Implementation and Design of Spherical High-Gain Antennas

Abstract

Rapid advances in telecommunications are occurring for both space-based and ground-based antenna systems. Space-based advances in communications include the rise in using constellations of inexpensive smallsats to form global telecommunications networks. Ground-based advances in telecommunications are seen with the adoption of portable ground stations that can be used to establish satellite communication links at any location on Earth. The advent of these new technologies require new antenna designs to be implemented. One such implementation is the electronically steerable inflatable spherical reflector (ISR) concept.
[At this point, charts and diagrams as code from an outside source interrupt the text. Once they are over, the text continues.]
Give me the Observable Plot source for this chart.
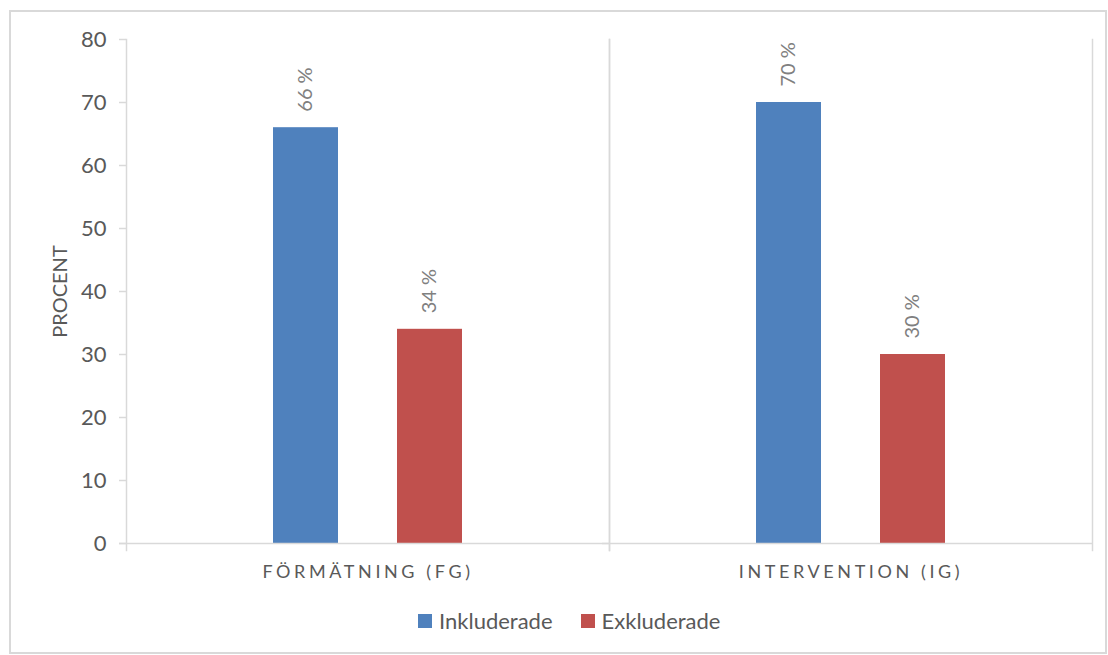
<!DOCTYPE html>
<html>
<head>
<meta charset="utf-8">
<script src="https://cdn.jsdelivr.net/npm/d3@7"></script>
<script src="https://cdn.jsdelivr.net/npm/@observablehq/plot@0.6"></script>
<style>
  html, body { margin: 0; padding: 0; background: #fff; }
  #chart { position: relative; width: 1108px; height: 655px; font-family: Lato, "Open Sans", sans-serif; }
  #border { position: absolute; left: 9px; top: 10px; right: 1px; bottom: 1px; border: 2px solid #d9d9d9; box-sizing: border-box; }
  #plot { position: absolute; left: 0; top: 0; }
  #legend { position: absolute; left: 418px; top: 607px; display: flex; align-items: center; font-size: 22px; color: #595959; }
  #legend .sw { width: 14px; height: 14px; display: inline-block; margin-right: 7px; }
  #legend .item { display: flex; align-items: center; margin-right: 28px; }
  [aria-label="fx-axis tick label"] text { letter-spacing: 3.6px; }
  [aria-label="y-axis label"] text { font-size: 20px; }
</style>
</head>
<body>
<div id="chart">
  <div id="border"></div>
  <div id="plot"></div>
  <div id="legend"></div>
</div>
<script>
// Groups along the bottom and the two series shown in each group
const groups = ["FÖRMÄTNING (FG)", "INTERVENTION (IG)"];
const series = ["Inkluderade", "Exkluderade"];
const colors = ["#4F81BD", "#C0504D"];
const inkluderade = [66, 70];
const exkluderade = [34, 30];
const yTicks = [0, 10, 20, 30, 40, 50, 60, 70, 80];

const rows = groups.flatMap((g, i) => [
  {group: g, serie: series[0], value: inkluderade[i]},
  {group: g, serie: series[1], value: exkluderade[i]}
]);

const grid = "#d9d9d9";
const ink = "#595959";

const plot = Plot.plot({
  width: 1108,
  height: 600,
  marginTop: 39,
  marginBottom: 57,
  marginLeft: 125,
  marginRight: 16,
  style: {fontFamily: "Lato, 'Open Sans', sans-serif", background: "transparent"},
  fx: {domain: groups, padding: 0, label: null},
  x: {domain: series, paddingInner: 0.472, paddingOuter: 1.176, axis: null},
  y: {domain: [0, 80], ticks: yTicks, label: null},
  color: {domain: series, range: colors},
  marks: [
    Plot.frame({anchor: "left", stroke: grid, strokeWidth: 1.5, insetBottom: -7}),
    Plot.frame({anchor: "right", stroke: grid, strokeWidth: 1.5, insetBottom: -7}),
    Plot.barY(rows, {fx: "group", x: "serie", y: "value", fill: "serie"}),
    Plot.ruleY([0], {stroke: grid, strokeWidth: 1.5, insetLeft: -7}),
    Plot.text(rows, {
      fx: "group", x: "serie", y: "value",
      text: d => `${d.value} %`,
      rotate: -90, textAnchor: "start", lineAnchor: "middle",
      dy: -16, fontSize: 20, fill: "#808080"
    }),
    Plot.axisY({
      ticks: yTicks, tickSize: 7, tickPadding: 13, stroke: grid, strokeWidth: 1.5,
      fontSize: 22, color: ink,
      label: "PROCENT", labelArrow: "none", labelAnchor: "center", labelOffset: 74
    }),
    Plot.axisFx({anchor: "bottom", tickSize: 0, tickPadding: 22, fontSize: 18, color: ink, label: null})
  ]
});
document.getElementById("plot").appendChild(plot);

// Legend below the plot
const legend = document.getElementById("legend");
series.forEach((s, i) => {
  const item = document.createElement("span");
  item.className = "item";
  item.innerHTML = `<span class="sw" style="background:${colors[i]}"></span>${s}`;
  legend.appendChild(item);
});
</script>
</body>
</html>
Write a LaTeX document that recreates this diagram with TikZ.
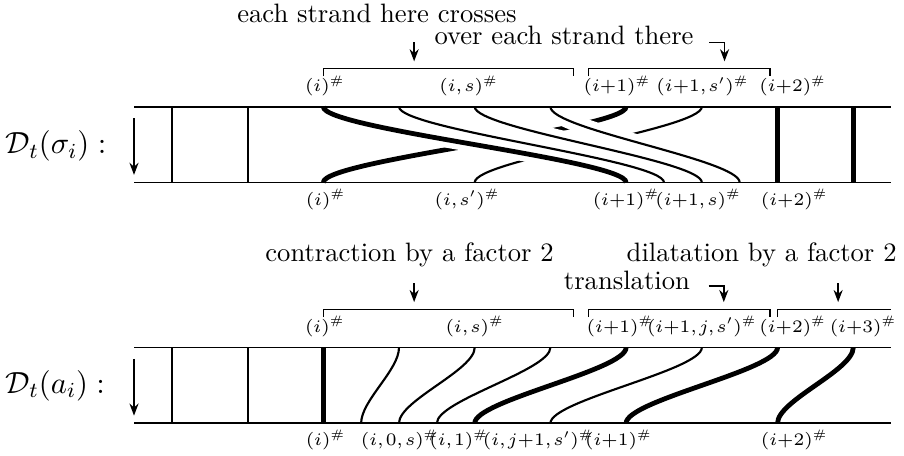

The ISR utilizes a half-metalized Mylar balloon for the reflector and a line feed that incorporates multiple antenna elements with phase and amplitude control to correct for spherical aberration and perform electronic beamsteering. The Mylar reflector can be easily stowed inside a small container prior to ground or space deployment, and the line feed’s electronic beamsteering allows a continuous communications link to be maintained without requiring mechanical means to point the antenna. These characteristics make the electronically steerable ISR concept a suitable candidate for inexpensive, high gain antennas in many applications in space and on the ground. Our primary focus will be on the simulations, analyses, and optimizations of spherical reflectors utilizing various line feed designs for specific RF requirements. We will juxtapose experimental data with the simulation results to compare and validate the performance of each antenna design.